Given task
Return each line holding the string "this".

Provided material

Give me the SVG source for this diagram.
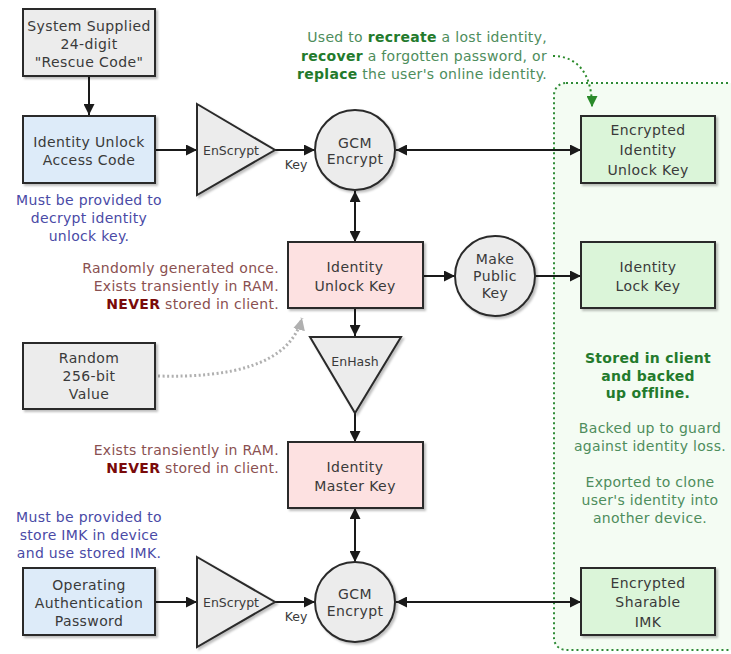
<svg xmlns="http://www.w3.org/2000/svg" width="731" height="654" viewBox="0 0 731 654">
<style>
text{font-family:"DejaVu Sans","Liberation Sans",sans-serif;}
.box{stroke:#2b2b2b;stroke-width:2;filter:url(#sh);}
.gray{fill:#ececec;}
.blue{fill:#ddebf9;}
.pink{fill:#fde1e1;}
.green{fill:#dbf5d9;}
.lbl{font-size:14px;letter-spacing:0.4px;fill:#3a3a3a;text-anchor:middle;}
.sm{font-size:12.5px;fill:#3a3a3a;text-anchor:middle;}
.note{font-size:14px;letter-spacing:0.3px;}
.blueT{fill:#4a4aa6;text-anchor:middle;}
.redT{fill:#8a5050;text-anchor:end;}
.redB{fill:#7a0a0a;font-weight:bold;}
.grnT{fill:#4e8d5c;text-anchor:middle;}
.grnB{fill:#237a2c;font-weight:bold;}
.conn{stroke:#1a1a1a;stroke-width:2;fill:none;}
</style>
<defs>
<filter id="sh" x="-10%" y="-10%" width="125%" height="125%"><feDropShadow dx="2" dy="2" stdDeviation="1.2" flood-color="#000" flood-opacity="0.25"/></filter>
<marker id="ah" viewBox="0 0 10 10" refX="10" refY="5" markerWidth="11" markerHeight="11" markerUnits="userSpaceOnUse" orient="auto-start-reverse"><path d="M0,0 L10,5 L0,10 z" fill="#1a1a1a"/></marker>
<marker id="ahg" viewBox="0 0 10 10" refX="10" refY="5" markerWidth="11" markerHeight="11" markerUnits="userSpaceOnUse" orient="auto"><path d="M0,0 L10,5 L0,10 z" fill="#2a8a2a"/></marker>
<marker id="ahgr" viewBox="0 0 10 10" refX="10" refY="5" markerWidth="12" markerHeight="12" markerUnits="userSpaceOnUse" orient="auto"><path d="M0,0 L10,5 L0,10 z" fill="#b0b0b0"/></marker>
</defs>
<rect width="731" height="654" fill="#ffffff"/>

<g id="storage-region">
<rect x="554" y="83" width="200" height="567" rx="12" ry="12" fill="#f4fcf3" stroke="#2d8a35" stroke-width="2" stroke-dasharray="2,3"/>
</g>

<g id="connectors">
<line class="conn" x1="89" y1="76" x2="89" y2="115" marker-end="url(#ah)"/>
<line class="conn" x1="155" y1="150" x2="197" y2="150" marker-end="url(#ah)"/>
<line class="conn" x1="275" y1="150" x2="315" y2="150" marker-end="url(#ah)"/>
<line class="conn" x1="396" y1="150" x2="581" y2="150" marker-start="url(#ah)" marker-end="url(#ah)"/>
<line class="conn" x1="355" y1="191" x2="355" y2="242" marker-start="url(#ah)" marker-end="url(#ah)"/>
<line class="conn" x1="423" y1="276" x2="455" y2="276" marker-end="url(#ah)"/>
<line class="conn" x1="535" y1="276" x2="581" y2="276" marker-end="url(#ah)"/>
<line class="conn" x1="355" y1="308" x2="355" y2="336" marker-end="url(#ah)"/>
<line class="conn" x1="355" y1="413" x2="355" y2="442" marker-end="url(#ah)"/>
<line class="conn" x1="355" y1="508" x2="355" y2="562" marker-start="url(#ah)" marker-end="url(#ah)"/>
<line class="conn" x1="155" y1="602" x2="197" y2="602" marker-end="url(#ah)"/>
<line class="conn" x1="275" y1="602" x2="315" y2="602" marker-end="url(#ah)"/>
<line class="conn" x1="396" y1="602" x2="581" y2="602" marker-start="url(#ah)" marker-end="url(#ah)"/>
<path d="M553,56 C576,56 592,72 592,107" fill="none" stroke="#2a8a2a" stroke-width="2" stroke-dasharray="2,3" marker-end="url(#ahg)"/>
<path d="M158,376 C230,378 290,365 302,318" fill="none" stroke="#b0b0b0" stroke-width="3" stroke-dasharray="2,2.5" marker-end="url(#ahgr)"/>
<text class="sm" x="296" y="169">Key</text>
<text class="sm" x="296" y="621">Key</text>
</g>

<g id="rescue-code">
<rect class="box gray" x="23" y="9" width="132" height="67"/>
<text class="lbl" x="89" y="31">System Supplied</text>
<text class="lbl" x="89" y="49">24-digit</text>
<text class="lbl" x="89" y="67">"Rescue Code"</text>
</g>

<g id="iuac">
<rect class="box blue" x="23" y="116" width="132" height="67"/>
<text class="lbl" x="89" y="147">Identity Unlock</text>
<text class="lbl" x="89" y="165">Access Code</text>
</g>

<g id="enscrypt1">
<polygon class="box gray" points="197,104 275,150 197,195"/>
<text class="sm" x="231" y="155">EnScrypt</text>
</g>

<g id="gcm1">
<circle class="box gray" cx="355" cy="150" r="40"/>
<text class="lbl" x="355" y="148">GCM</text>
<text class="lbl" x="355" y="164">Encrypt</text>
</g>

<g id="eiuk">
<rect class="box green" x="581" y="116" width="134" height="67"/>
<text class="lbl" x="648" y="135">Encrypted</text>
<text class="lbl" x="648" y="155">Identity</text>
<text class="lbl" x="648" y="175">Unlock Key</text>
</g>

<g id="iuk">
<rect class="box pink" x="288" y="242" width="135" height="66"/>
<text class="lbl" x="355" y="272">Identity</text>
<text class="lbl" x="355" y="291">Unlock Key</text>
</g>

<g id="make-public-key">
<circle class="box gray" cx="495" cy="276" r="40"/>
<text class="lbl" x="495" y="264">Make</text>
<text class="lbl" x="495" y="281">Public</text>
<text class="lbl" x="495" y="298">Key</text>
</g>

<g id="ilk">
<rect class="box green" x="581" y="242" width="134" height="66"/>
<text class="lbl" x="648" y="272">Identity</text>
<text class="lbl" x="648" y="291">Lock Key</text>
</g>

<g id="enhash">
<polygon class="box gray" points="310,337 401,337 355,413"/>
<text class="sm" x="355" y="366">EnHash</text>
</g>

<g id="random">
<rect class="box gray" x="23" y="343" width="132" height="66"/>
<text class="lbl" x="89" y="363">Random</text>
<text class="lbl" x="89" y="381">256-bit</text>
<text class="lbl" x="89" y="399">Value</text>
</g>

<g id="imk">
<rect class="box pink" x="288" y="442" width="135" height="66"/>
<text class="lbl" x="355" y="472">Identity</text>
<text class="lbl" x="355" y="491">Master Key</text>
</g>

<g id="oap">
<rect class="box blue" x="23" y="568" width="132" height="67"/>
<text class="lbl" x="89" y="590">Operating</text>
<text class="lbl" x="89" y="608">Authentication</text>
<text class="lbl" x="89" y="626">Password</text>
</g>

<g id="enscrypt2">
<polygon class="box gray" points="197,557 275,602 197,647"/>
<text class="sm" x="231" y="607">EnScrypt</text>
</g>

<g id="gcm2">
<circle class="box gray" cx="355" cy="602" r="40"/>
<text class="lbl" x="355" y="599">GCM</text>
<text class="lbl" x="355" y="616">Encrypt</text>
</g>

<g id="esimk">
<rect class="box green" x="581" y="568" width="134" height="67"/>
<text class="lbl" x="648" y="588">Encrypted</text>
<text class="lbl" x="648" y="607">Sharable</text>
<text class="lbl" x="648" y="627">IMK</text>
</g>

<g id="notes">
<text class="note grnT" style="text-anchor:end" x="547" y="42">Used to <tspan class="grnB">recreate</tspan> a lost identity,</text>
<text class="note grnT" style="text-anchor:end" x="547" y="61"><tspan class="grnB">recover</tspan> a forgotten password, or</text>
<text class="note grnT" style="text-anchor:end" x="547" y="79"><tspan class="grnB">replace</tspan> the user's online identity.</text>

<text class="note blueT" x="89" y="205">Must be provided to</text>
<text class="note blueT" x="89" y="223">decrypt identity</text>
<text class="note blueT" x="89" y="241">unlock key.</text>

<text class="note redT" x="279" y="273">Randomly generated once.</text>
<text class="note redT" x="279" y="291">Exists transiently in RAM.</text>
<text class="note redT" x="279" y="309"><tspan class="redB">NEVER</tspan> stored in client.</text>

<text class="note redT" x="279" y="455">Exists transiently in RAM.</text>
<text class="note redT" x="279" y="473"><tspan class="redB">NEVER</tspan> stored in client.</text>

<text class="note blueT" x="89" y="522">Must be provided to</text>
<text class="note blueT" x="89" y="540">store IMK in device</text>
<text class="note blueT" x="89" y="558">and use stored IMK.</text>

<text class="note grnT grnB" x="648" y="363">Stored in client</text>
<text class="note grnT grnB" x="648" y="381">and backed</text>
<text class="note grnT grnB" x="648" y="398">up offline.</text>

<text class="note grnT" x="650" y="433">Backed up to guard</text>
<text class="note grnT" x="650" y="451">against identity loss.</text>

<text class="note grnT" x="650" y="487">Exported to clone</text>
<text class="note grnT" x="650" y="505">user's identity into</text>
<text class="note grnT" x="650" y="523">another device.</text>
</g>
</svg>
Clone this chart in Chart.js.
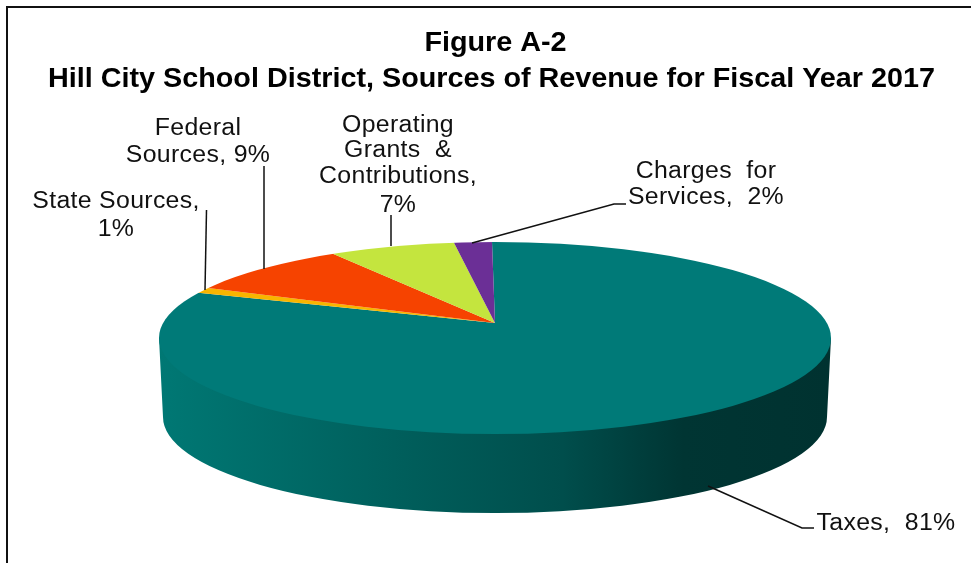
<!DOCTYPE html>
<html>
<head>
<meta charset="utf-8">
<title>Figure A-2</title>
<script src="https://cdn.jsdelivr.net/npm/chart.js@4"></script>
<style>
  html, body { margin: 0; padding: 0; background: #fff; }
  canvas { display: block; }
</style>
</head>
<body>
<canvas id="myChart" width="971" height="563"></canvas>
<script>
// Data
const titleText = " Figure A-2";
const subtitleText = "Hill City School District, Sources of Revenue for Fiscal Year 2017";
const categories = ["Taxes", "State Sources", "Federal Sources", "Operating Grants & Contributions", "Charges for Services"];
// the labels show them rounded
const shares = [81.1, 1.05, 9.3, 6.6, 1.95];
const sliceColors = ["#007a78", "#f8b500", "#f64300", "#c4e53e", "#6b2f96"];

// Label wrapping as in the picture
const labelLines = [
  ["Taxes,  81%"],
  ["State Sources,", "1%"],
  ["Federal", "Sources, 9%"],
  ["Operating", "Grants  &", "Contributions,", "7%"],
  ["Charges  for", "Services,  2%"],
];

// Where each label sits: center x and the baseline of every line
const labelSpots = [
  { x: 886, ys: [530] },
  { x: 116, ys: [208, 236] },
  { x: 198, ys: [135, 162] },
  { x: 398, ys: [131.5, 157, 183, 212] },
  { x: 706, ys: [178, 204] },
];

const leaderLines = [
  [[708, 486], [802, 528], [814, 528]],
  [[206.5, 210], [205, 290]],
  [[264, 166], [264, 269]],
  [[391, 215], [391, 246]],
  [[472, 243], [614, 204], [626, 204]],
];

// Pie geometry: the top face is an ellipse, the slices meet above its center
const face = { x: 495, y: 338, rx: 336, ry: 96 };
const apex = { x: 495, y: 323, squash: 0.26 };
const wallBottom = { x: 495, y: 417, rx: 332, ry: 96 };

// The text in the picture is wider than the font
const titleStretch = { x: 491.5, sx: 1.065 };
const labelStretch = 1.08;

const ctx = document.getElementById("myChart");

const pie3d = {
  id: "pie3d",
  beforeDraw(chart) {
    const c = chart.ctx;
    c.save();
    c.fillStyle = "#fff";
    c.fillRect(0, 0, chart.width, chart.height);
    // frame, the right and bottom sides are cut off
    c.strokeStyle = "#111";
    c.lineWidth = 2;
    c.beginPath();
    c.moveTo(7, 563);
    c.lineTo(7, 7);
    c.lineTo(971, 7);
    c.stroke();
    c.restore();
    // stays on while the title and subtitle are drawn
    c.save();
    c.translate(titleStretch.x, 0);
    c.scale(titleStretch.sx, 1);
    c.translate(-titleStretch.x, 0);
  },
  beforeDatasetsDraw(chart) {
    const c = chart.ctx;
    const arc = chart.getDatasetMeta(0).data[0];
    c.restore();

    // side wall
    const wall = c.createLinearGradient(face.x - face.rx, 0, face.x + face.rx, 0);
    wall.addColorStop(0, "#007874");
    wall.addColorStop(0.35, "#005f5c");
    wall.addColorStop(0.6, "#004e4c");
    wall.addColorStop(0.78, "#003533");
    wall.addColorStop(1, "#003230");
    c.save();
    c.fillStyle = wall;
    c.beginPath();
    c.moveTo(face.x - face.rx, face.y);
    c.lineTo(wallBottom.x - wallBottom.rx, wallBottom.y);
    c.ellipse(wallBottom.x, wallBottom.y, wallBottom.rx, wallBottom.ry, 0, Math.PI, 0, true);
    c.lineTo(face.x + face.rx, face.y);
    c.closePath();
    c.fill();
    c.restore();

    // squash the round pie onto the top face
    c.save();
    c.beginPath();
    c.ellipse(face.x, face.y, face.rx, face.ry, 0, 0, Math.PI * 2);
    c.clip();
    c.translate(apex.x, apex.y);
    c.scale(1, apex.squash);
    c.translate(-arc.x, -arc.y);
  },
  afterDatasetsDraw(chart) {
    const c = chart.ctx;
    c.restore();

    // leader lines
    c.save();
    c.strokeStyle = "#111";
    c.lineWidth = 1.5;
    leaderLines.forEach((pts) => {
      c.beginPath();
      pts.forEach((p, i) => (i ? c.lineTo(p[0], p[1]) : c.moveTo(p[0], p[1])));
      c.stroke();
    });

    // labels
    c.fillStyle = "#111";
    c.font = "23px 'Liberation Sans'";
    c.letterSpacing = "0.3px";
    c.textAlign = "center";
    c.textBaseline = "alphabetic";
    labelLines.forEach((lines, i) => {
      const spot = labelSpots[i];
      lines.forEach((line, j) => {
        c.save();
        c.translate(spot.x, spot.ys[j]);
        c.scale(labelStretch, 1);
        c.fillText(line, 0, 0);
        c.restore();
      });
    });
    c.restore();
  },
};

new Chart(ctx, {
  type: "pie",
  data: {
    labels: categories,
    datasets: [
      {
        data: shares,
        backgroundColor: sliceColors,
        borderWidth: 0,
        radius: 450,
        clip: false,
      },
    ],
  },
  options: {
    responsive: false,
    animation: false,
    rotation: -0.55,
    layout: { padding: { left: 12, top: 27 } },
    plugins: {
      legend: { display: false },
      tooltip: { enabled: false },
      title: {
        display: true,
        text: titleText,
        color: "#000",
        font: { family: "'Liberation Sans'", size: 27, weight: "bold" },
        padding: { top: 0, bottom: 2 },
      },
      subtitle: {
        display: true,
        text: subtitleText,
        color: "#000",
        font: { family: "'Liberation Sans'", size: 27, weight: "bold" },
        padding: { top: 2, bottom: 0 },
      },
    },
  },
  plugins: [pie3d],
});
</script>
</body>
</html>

Output
Give me the SVG source for this diagram.
Clone this chart in Chart.js.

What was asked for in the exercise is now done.